Ich bin dafür, dass man für homosexuelle Partnerschaften auch die Ehe öffnet.
Warum nicht? Rechtlich ist so gut wie kein Unterschied. Warum kränke ich diese
Menschen, indem ich sage, heiraten dürft ihr nicht? Ihr steht zwar füreinander
ein und dürft jetzt sogar ein Kind adoptieren. Aber ihr dürft es nicht Ehe
nennen. Das verstehe ich nicht.
Auf die muslimischen Mitbürgerinnen und Mitbürger müssen wir auch offen zugehen. Meiner Erfahrung nach sieht vieles ganz anders aus, wenn man die Menschen persönlich kennenlernt. Man muss sie ernst nehmen und respektieren, aber natürlich genauso verlangen, dass sie uns und unsere Kultur respektieren.
Ich war ja Richterin über 30 Jahre und bin davon überzeugt, dass ein unabhängiger Richter da die beste Adresse ist. Es hängt natürlich auch beim Rechtsschutzbeauftragten von der Persönlichkeit ab - wie er das macht. Da kann es gewaltige Unterschiede geben. Aber ich glaube, in einem Rechtsstaat sollte man für solch sensible Aufgaben einen Richter einsetzen. Wir haben ja Gott sei Dank eine Justiz, in der Gerichte wirklich unabhängig sind. Das hielte ich für die bessere Lösung.

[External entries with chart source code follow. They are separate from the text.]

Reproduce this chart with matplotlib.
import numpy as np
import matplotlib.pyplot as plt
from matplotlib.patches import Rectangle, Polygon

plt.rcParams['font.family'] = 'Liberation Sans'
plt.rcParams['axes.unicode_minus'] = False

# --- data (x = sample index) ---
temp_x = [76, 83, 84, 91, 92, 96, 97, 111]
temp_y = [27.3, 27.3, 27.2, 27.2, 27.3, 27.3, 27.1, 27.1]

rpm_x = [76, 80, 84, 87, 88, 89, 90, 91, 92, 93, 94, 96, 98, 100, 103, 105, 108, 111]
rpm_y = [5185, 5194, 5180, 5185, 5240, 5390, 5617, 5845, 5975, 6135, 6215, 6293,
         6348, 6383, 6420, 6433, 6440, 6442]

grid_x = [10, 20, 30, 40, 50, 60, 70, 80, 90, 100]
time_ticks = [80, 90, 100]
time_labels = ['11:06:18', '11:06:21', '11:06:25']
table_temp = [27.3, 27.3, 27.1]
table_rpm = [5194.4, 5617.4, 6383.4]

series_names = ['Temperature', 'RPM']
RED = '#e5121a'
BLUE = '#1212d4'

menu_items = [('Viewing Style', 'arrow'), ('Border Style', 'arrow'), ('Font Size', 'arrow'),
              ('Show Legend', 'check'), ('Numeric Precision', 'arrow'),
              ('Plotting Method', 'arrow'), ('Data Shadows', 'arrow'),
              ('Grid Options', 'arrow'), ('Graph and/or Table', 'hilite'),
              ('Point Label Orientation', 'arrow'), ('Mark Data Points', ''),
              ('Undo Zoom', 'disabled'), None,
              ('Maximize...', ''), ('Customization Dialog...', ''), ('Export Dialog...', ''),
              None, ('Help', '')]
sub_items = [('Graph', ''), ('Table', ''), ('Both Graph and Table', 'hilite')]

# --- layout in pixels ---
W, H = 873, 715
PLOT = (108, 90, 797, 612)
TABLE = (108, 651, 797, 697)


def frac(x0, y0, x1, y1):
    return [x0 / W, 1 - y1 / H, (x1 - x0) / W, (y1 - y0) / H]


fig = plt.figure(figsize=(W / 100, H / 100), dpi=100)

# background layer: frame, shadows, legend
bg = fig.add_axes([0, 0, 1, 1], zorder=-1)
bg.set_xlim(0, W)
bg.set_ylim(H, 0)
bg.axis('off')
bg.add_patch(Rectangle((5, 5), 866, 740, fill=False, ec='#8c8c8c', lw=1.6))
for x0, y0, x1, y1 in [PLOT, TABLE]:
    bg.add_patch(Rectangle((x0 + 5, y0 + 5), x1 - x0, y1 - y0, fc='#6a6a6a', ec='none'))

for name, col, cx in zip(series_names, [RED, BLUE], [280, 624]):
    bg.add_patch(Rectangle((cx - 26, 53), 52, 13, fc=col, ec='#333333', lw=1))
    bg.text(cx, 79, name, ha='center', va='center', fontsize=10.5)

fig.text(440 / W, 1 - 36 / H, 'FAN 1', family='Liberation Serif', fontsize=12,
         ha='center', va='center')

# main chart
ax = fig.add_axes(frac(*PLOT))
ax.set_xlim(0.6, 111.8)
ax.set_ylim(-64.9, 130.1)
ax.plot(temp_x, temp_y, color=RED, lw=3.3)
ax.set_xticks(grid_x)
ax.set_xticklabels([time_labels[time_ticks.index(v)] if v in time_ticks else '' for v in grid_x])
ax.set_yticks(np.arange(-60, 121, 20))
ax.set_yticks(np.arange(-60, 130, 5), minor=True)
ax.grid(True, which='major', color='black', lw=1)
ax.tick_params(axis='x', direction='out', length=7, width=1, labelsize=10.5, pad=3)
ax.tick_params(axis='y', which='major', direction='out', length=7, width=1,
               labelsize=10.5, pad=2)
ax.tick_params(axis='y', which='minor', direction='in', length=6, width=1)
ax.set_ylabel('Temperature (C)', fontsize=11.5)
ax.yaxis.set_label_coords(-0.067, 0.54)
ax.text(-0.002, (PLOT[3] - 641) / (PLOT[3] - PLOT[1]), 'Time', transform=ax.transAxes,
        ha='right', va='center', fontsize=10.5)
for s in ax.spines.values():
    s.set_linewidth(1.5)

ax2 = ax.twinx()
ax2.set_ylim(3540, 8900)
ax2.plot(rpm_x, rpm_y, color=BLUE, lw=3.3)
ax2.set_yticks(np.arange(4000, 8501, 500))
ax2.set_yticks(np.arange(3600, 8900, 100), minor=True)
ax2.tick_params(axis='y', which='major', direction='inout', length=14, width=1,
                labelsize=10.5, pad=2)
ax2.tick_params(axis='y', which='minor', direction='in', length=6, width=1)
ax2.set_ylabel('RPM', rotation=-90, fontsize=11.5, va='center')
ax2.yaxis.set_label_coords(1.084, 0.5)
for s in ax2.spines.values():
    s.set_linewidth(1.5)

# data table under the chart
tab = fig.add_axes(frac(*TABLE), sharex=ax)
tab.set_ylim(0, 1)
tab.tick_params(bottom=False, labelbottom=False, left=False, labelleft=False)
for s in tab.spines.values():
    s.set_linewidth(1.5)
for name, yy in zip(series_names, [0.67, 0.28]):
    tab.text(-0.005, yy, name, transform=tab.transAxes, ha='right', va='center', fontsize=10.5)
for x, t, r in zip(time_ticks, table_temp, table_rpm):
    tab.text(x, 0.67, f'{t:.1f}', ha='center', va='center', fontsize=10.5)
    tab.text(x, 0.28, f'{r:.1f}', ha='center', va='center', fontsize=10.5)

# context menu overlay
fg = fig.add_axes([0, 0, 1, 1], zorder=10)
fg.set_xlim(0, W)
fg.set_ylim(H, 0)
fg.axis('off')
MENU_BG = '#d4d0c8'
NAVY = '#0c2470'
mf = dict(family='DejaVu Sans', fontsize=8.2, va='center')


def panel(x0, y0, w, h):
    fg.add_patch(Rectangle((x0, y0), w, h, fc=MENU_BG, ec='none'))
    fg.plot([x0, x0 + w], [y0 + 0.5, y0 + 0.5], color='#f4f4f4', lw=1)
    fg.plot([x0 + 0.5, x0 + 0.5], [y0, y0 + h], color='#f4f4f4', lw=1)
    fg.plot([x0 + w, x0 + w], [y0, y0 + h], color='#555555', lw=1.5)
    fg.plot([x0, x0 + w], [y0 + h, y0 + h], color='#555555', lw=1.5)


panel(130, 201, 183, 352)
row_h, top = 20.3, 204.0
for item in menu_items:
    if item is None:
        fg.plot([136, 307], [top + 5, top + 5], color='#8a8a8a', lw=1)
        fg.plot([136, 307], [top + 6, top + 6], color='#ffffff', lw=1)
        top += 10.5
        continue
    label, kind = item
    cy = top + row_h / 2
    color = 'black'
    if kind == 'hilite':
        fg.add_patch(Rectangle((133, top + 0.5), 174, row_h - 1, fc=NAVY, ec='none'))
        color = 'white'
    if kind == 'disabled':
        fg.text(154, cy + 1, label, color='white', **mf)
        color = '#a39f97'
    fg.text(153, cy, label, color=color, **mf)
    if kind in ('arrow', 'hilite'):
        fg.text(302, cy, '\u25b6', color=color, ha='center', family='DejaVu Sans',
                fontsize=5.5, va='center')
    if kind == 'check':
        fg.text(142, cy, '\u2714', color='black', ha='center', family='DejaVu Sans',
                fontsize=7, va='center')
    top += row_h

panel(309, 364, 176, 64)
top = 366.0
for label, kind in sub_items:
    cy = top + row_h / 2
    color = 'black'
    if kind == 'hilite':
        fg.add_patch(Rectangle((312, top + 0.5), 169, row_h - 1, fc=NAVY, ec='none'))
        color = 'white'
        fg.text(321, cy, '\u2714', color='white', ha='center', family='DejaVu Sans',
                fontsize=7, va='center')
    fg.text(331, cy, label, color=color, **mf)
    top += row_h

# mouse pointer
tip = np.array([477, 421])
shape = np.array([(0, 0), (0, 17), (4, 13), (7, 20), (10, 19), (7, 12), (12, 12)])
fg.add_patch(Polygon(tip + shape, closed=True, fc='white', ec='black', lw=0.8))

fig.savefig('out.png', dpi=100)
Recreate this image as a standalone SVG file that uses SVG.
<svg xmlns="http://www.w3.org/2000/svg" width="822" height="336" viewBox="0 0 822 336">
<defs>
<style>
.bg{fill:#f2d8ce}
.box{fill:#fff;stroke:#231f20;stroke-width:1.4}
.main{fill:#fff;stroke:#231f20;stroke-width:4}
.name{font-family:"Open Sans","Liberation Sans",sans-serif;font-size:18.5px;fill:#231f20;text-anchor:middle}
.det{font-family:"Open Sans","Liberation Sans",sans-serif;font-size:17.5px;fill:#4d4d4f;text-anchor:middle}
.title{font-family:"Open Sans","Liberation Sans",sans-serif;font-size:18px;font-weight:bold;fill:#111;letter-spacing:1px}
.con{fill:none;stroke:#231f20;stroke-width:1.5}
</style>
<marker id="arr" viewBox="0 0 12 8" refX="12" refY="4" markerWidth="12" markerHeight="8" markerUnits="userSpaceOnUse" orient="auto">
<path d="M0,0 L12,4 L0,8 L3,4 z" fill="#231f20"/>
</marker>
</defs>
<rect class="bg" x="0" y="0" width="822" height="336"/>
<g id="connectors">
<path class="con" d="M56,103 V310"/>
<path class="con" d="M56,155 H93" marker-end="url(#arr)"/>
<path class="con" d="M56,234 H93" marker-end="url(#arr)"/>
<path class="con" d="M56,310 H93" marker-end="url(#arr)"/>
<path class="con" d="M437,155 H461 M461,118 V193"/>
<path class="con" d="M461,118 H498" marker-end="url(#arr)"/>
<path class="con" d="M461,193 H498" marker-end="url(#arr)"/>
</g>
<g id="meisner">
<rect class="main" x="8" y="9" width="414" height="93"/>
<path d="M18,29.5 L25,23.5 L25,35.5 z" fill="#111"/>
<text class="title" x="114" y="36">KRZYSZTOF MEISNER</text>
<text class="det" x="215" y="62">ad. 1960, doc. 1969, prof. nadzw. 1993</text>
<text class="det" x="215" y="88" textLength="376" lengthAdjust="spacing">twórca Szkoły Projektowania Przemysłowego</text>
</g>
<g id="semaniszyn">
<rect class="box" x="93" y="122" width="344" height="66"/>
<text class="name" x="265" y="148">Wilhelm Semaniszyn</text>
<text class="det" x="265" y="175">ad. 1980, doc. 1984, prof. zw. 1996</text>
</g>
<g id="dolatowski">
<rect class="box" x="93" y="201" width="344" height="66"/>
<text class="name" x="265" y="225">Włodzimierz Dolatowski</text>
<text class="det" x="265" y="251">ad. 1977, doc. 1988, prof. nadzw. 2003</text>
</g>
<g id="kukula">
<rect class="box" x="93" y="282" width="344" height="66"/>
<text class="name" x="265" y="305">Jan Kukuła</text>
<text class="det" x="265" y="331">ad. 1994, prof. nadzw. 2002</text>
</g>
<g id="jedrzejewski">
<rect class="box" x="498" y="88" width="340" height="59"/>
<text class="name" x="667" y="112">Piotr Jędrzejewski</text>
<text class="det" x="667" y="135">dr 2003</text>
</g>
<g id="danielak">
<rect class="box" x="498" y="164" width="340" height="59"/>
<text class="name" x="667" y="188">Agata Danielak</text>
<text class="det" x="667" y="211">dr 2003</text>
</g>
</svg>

Das ist eine Möglichkeit, aber auch ein schwieriges Thema, das Tür und Tor für Manipulation öffnet. Erinnern Sie sich, aus welchen Gründen die Bundesheer Abstimmung gemacht wurde? Es ging nicht um die Wehrpflicht, sondern um parteitaktische Erwägungen. Da bin ich sehr skeptisch. Ich bin absolut dafür, das Volk stärker einzubeziehen, aber dafür braucht man mündige Bürgerinnen und Bürger. Dazu muss man kritisches Denken forcieren - in der Schule als Unterrichtsfach einführen - und parallel dazu auf der Gemeindeebene beginnen, die Menschen stärker einzubeziehen. Man kann nicht von 0 auf 100 gehen, sondern muss das schrittweise aufbauen. Aber es soll sich da was bewegen.
8. Was würden Sie jungen Menschen mit auf den Weg geben?
Bringt euch ein! Nur wenn jeder in seinem Bereich etwas zum Guten verändert, kann sich im Großen etwas ändern. Jeder kann etwas machen, nicht nur die Politik, sondern wir alle. Man muss in seinem Bereich einen Beitrag leisten. Wenn wir das tun, wenn das jeder für sich so annimmt, wird vieles besser werden. Und gerade junge Leute haben alle Möglichkeiten.